Below are some of the courses offered most regularly by the Education Department, alongside others that shift from year to year.
EDU223 FOUNDATIONS OF EDUCATION
An introduction for students to the notion of schools as sites of political struggle. Students examine this problematic through the historical, sociological, political, and economic lenses as well as contemporary theories of education: liberal/progressive, traditional/conservative, and revolutionary/critical theories. Students apply these theories to their examinations of contemporary public schools and classrooms. Students are required to complete a minimum 20-hour in-school practicum as part of this course.
EDU225 CURRICULUM & ASSESSMENT FOR THE SECONDARY CLASSROOM
This course connects learning and teaching with methods of K-12 classroom assessment. Students will learn how to plan and develop assessment tools that support their pedagogical decisions. Through the lens of critical pedagogy, students will evaluate and interpret data produced by different forms of assessment.
EDU270 TEACHING & LEARNING FOR SOCIAL CHANGE
An examination of the theory and methods of social justice approaches in education. Key questions engaged by the course include: What are the tensions, barriers, and possibilities when students are decision-makers and change agents in the educational process? What are the theoretical, curricular, and methodological approaches to student-led participatory action research projects? Students will analyze case studies to develop a range of perspectives on social change projects in education.
EDU304 MATH & SCIENCE METHODS FOR THE ELEMENTARY CLASSROOM
This course uses critical and constructivist/inquiry based approaches to understanding concepts in science and integration of mathematics and science in the elementary classrooms. It includes observation and teaching in elementary schools. Connections will be developed between the Education Department's social justice curriculum and the art of teaching mathematics and science in elementary schools.
EDU305 CURRICULAR THEORY & DESIGN FOR SECONDARY TEACHERS
Students will engage the major strands of contemporary curricular theories and design. The course includes field placements in local public schools, where students will observe the application of curricular theory, design, and instructional strategies in their content areas. Emphasis on the connections between curricular theory and pedagogy, which together constitute praxis.
EDU313 CHILDREN, BOOKS & CULTURE
An exploration of the purposes multicultural children's literature serves in promoting literacy development in K-6 diverse learners. Guided by current research and practice in literacy, pedagogy, childhood studies and social justice education, students will read and evaluate books with emphasis on developing curriculum design and instruction.
EDU316 QUEER PEDAGOGY
An examination of the intersection between education, culture, and sexuality. The course employs queer theory/queer pedagogy to analyze classrooms and curricula as racialized, genderized, and sexualized spaces where multiple voices are silenced. The course is not a blueprint for "best practices"; rather it is designed to contribute to the larger debate about the benefit of integrating the relevant theory and pedagogy into the academic curriculum.
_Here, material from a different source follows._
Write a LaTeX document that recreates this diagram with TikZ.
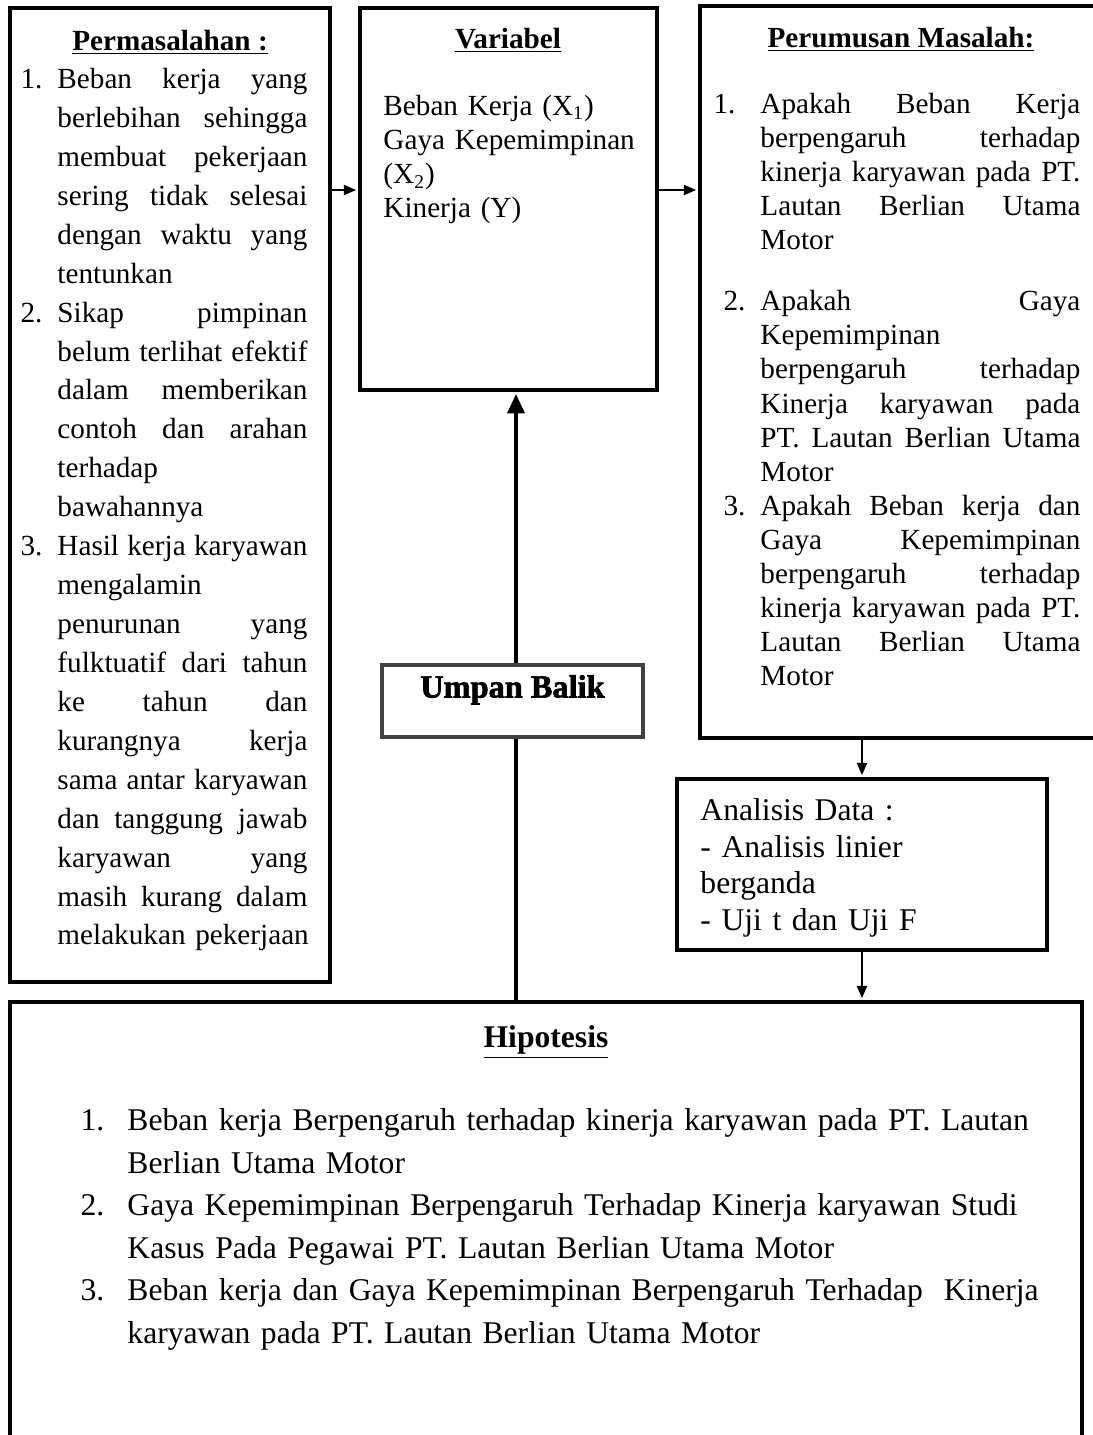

EDU325 EDUCATION POLICY ANALYSIS, THEORY, & REFORM
An exploration of the historical, economic, philosophical and political fields in which educational policy is made, contested, and enacted. Students will examine the current (market-based) model of educational reform engaging in analysis of underlying theories of change, challenges to implementation, and critiques from various perspectives. Students will also consider alternatives, specifically community and research-based models of reform.
EDU341 LITERACY METHODS FOR THE ELEMENTARY CLASSROOM
An exploration of the theoretical and practical approaches to teaching reading and writing within a comprehensive elementary literacy program. Students will examine ways to build social justice classroom communities, which engage children as active readers and writers, and are congruent with national and state guidelines and standards. A three-hour a week field experience in an elementary school is required.
EDU350 EDUCATION & THE REVOLUTIONART PROJECT IN LATIN AMERICA
An analysis of the role of popular education in twentieth-century revolutionary ideology in Latin America. Students will examine the Zapatista movement in México, Marxist education in Cuba, and the Sandinista literacy campaign in Nicaragua. The course begins with an analysis of the radical Brazilian philosopher and educator, Paolo Freire.
EDU445 STUDENT TEACHING (ELEMENTARY)
EDU457 STUDENT TEACHING (SECONDARY)
The department will arrange teaching in an area school. This course allows students to put into practice the department's conceptual framework of teaching for social justice. Students will observe and student-teach in the classroom for eleven weeks and take part in a biweekly seminar class.
EDU450 STUDENT TEACHING SEMINAR
Students will observe in a public school classroom before and after the student teaching experience, taking part in intensive and rigorous class work designed to prepare participants for the student teaching experience. They will learn to incorporate social justice themes and pedagogies into classroom management, unit design, lesson planning, and student assessment.